- The exercise
Pick out and copy every line below that has the word "chart".

================================

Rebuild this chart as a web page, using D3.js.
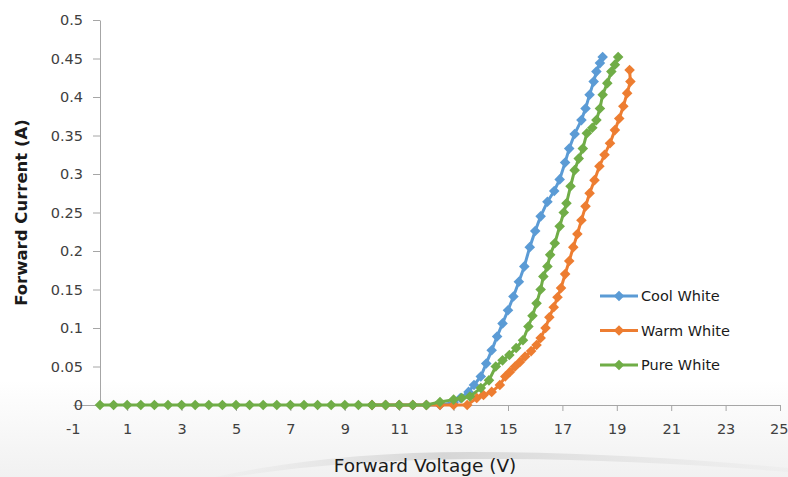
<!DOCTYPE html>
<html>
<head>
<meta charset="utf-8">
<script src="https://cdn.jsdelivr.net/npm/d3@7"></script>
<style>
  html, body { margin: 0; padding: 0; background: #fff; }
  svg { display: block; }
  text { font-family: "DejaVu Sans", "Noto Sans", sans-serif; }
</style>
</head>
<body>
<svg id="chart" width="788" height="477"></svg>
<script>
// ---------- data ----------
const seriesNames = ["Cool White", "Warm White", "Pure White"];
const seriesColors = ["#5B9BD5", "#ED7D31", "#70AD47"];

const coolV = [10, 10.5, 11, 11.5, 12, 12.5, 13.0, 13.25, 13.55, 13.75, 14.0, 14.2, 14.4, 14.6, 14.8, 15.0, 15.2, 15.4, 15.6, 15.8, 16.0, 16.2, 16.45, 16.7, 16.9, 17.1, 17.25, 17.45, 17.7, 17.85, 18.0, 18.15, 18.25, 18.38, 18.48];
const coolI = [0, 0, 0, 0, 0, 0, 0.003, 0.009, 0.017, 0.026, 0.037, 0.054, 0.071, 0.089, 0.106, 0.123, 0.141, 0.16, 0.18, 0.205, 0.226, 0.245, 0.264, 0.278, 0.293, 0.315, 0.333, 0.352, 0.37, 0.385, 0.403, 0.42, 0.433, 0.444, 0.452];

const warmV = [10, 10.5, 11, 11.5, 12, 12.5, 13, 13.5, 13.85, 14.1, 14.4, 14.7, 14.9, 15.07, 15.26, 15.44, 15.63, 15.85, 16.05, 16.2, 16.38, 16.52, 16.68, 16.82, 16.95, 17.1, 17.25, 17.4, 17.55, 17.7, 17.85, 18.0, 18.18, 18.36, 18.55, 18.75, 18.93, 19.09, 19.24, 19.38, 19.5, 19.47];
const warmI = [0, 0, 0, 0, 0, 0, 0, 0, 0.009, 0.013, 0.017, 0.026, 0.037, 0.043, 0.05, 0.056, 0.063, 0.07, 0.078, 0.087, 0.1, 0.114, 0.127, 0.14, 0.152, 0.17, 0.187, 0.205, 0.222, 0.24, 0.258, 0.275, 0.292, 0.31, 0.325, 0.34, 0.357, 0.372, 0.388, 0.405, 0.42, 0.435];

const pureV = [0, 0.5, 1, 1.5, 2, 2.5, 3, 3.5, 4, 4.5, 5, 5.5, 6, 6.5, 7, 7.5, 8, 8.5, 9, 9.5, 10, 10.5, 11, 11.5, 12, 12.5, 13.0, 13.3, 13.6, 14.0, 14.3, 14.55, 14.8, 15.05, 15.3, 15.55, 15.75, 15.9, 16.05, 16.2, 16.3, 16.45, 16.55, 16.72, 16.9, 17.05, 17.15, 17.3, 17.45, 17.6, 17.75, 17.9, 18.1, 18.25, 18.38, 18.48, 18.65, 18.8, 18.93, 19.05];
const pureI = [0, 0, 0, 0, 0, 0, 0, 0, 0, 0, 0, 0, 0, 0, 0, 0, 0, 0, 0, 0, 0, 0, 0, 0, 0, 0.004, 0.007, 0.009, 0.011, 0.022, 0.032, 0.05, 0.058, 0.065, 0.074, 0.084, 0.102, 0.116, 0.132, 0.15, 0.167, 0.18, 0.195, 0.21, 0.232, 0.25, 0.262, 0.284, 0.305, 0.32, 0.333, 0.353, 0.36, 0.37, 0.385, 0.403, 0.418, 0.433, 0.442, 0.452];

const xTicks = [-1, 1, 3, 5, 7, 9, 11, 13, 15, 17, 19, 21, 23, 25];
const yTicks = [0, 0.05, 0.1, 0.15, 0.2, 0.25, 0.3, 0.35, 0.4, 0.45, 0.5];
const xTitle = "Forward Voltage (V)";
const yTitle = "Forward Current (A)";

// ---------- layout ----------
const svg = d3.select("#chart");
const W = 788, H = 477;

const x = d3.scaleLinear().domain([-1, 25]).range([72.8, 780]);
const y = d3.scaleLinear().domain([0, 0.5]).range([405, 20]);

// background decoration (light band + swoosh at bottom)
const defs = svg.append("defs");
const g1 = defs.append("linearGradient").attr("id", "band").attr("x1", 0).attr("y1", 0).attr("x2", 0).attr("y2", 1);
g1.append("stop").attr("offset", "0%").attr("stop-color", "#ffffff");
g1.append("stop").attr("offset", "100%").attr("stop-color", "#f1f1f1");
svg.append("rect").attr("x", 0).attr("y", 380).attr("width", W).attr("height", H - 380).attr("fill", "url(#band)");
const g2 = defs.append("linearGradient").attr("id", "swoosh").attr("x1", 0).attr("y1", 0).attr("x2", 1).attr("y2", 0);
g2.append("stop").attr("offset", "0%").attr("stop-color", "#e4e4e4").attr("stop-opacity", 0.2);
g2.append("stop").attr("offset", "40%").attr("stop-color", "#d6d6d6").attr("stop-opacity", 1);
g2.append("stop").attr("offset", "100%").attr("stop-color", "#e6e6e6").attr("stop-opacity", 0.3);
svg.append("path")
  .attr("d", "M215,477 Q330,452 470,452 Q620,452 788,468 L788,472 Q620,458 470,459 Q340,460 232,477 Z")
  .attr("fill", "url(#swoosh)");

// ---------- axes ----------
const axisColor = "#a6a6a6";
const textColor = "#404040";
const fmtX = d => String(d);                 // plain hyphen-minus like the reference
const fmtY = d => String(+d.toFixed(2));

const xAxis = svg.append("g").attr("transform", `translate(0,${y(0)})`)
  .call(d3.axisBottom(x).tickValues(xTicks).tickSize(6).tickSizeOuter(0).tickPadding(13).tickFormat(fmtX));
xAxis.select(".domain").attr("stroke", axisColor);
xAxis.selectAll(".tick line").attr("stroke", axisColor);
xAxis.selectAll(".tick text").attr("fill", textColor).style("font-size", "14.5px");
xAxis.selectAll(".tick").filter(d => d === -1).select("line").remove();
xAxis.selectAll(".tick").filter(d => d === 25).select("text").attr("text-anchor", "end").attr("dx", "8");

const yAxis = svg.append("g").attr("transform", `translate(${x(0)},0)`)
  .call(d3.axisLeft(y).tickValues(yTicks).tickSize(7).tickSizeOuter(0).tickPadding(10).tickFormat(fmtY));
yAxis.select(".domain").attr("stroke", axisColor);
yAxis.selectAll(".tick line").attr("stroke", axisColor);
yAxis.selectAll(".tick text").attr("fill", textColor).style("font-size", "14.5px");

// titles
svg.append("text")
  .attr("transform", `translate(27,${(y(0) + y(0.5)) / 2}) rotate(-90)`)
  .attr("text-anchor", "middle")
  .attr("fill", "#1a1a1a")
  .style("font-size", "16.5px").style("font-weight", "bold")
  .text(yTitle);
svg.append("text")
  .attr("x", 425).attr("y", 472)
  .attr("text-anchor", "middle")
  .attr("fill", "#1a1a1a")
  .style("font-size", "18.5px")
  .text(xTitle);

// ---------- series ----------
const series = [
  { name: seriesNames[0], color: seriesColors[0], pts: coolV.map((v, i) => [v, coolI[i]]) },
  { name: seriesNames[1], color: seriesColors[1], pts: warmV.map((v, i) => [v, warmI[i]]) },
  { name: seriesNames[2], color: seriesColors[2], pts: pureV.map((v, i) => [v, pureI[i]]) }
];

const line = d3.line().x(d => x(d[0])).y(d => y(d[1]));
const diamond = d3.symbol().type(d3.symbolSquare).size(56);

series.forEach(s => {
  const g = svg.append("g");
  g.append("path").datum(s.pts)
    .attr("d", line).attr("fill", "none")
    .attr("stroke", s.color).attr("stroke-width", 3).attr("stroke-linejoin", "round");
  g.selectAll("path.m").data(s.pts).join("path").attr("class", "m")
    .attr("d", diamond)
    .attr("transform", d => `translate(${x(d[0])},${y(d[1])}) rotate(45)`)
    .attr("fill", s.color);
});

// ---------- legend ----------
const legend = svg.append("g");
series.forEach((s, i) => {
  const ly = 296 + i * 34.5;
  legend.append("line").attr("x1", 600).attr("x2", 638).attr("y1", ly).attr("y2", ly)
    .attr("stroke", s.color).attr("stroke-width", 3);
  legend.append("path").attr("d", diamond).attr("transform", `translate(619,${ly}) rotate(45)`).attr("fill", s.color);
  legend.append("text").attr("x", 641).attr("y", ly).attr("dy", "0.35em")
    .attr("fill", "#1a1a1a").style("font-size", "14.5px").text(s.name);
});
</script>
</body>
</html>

================================

- Response to this exercise
Rebuild this chart as a web page, using D3.js.
<svg id="chart" width="788" height="477"></svg>
const svg = d3.select("#chart");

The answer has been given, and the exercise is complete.